Nature versus nurture - die Diskussion ist uralt.
Natürlich ist Dominanz im BDSM vor allem ein Konstrukt und das Ergebnis einer Vereinbarung zwischen erwachsenen und einwilliungsfähigen Menschen. Alles andere ist Kitsch.
Wenn mich niemand dominieren lässt, kann ich natürlich auch meinen Kühlschrank benutzen und die Sofakissen züchtigen, kann herrschen über Bücherregal und Geschirrschrank. Lustig ist allerdings anders.
Wer behauptet, sie könnten nicht anders, es sei eben ihre Natur, sollte dringend was anderes als Fabeln lesen und sich über Impulskontrollstörungen informieren. Naturveranlagt ist mit Sicherheit lustiger als zwangsveranlagt zu werden, aber ich fürchte, das Finanzamt lässt da nicht mit sich reden.
Sehnsüchte können sehr machtvoll sein, keine Frage. Die Filme in unseren Köpfen berauschend. Aber das Spiel funktioniert eben nur mit 1+x, wobei x>=1 ist.
Und es ist ein Spiel.
Eine Einigung auf Regeln und Zeitraum, für den diese gelten. Und darin liegt die wundervolle Freiheit dieses Spiels. Dort werden Dinge möglich, die sonst gesellschaftlich - freundlich formuliert - nicht unbedingt wohl gelitten sind. Zu recht. Ich bin nicht gerne in Gesellschaft, in der sich die Menschen verprügeln. Aber ich liebe es über alle Maßen, den schönen Mann an meiner Seite zu vermöbeln, bis er flennt.
Was wir wie stark erotisieren und sexualisieren, hängt von unzähligen Faktoren ab.
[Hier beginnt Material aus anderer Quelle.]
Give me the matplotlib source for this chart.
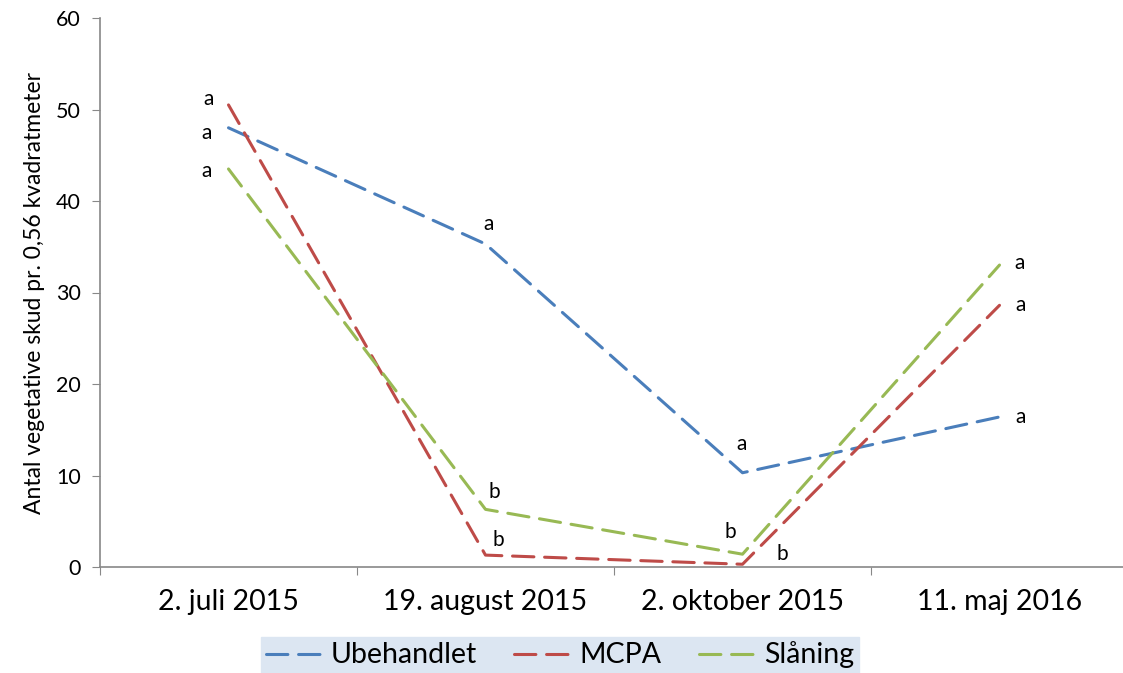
import matplotlib
matplotlib.use("Agg")
import matplotlib.pyplot as plt

plt.rcParams['font.family'] = ['Lato', 'DejaVu Sans']

# data
dates = ["2. juli 2015", "19. august 2015", "2. oktober 2015", "11. maj 2016"]
ubehandlet = [48.0, 35.3, 10.3, 16.4]
mcpa = [50.5, 1.3, 0.3, 28.6]
slaaning = [43.5, 6.3, 1.4, 33.0]

# significance letters per point
letters_ubeh = ["a", "a", "a", "a"]
letters_mcpa = ["a", "b", "b", "a"]
letters_slaa = ["a", "b", "b", "a"]

# where the letters sit relative to the point (pixels)
off_ubeh = [(-22, -5), (3, 20), (-1, 29), (21, 0)]
off_mcpa = [(-20, 6), (13, 15), (40, 10), (21, 0)]
off_slaa = [(-22, -2), (9, 17), (-12, 22), (20, 2)]

fig = plt.figure(figsize=(11.23, 6.73), dpi=100)
ax = fig.add_axes([100/1123, 106/673, 1028/1123, 549/673])

x = list(range(len(dates)))
series = [
    ("Ubehandlet", ubehandlet, letters_ubeh, off_ubeh, "#4a7ebb"),
    ("MCPA", mcpa, letters_mcpa, off_mcpa, "#be4b48"),
    ("Slåning", slaaning, letters_slaa, off_slaa, "#98b954"),
]
for name, vals, lets, offs, col in series:
    ax.plot(x, vals, color=col, lw=2.2, dashes=(7, 3.5), label=name,
            solid_capstyle='round', dash_capstyle='round')
    for i in range(len(vals)):
        ax.annotate(lets[i], (x[i], vals[i]), xytext=offs[i],
                    textcoords='offset pixels', ha='center', va='center',
                    fontsize=15)

ax.set_xlim(-0.5, 3.5)
ax.set_ylim(0, 60)
ax.set_yticks(range(0, 61, 10))
ax.set_xticks([-0.5, 0.5, 1.5, 2.5, 3.5])
ax.set_xticklabels([])
ax.set_xticks(x, minor=True)
ax.set_xticklabels(dates, minor=True, fontsize=20.5)
ax.tick_params(axis='x', which='minor', length=0, pad=16)
ax.tick_params(axis='x', which='major', length=6, color='#888888', direction='out')
ax.tick_params(axis='y', length=6, color='#888888', labelsize=15.5, pad=8)

for s in ['top', 'right']:
    ax.spines[s].set_visible(False)
for s in ['left', 'bottom']:
    ax.spines[s].set_color('#888888')
    ax.spines[s].set_linewidth(1.2)

ax.set_ylabel("Antal vegetative skud pr. 0,56 kvadratmeter", fontsize=16.5, labelpad=8)

leg = fig.legend(loc='center', bbox_to_anchor=(560/1123, 1 - 655/673), ncol=3,
                 fontsize=20.5, frameon=True, fancybox=False, handlelength=2.0,
                 handletextpad=0.3, columnspacing=1.3, borderpad=0.15)
leg.get_frame().set_facecolor('#dce6f2')
leg.get_frame().set_edgecolor('#dce6f2')
leg.get_frame().set_alpha(1)

fig.savefig("out.png", dpi=100)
Welche Erfahrungen wir wann wie erlebt haben, wie sie von uns und den Menschen in unserem Umfeld bewertet wurden und werden (das kann sich nämlich durchaus ändern), was wir mit wem wann unter welchen Umständen wie erleben und wiederum wie wir das emotional bewerten.
Etwas so wunderschön komplexes wie erotisches Verlangen und Erleben auf anekdotische Narrative à la „Ich hab schon im Kindergarten Mädchen verdroschen und fand‘s super” zu verkürzen, macht’s halt sehr banal und zeugt eher von einer miesen Erziehung und einem beschissenen Frauenbild.
Aber zum Glück ändert sich sowas ja auch gerne mal und wir lernen Neues kennen - auch in uns selbst. Wenn wir schon als dominant geboren werden und es immer bleiben, gute Güte, wäre das öde. Und so enorm hinderlich im Alltag. „Kniet nieder, Ihr Unwürdigen, der Herr erwählt 2 Mohnbrötchen und eine Brezel☝️“ Ach, nee, sehr unpraktisch.
Dann doch lieber durchs Leben spielen und Spaß haben, bis wie gesagt einer flennt. Und dann noch viel mehr.
Was ich wirklich lustig finde, ist die Ausdauer, mit der diese Frage gestellt wird und mit immer denselben Stereotypen beantwortet wird. Womöglich noch an Genderstereotypen geknüpft. Mann stark, Weibchen schwach, dieses Alphagetue.
Unerträglich.
Wir haben 2024.
Eindeutiges langweilt mich. Ich liebe Mehrdeutigkeit. Zwischentöne, wo etwas oszilliert und flirrt. In Bewegung ist. Sich verändern darf.
Dominanz, Fürsorge, Hingabe an den Menschen, den ich liebe, mich loslassen dürfen, ganz und gar um meinen Rausch spielen.
Ich mach das, seit ich Sex habe.
Und es wird nie langweilig. Vertraut, gewiss, sicher, geborgen im gegenseitigen Erkennen, aber nie langweilig.
Klischees stoßen mich ab.
Ich finde sie sind ein Ausdruck von Schwäche im maximal unsexy Sinn und von wenig Beweglichkeit. Und so finde ich auch eindeutig dominante Menschen, insbesondere Männer, eher ein bisschen stumpf. Glitzern und Funkeln können für mich oder mir nur die, die sich hinter den Klischees bewegen wollen.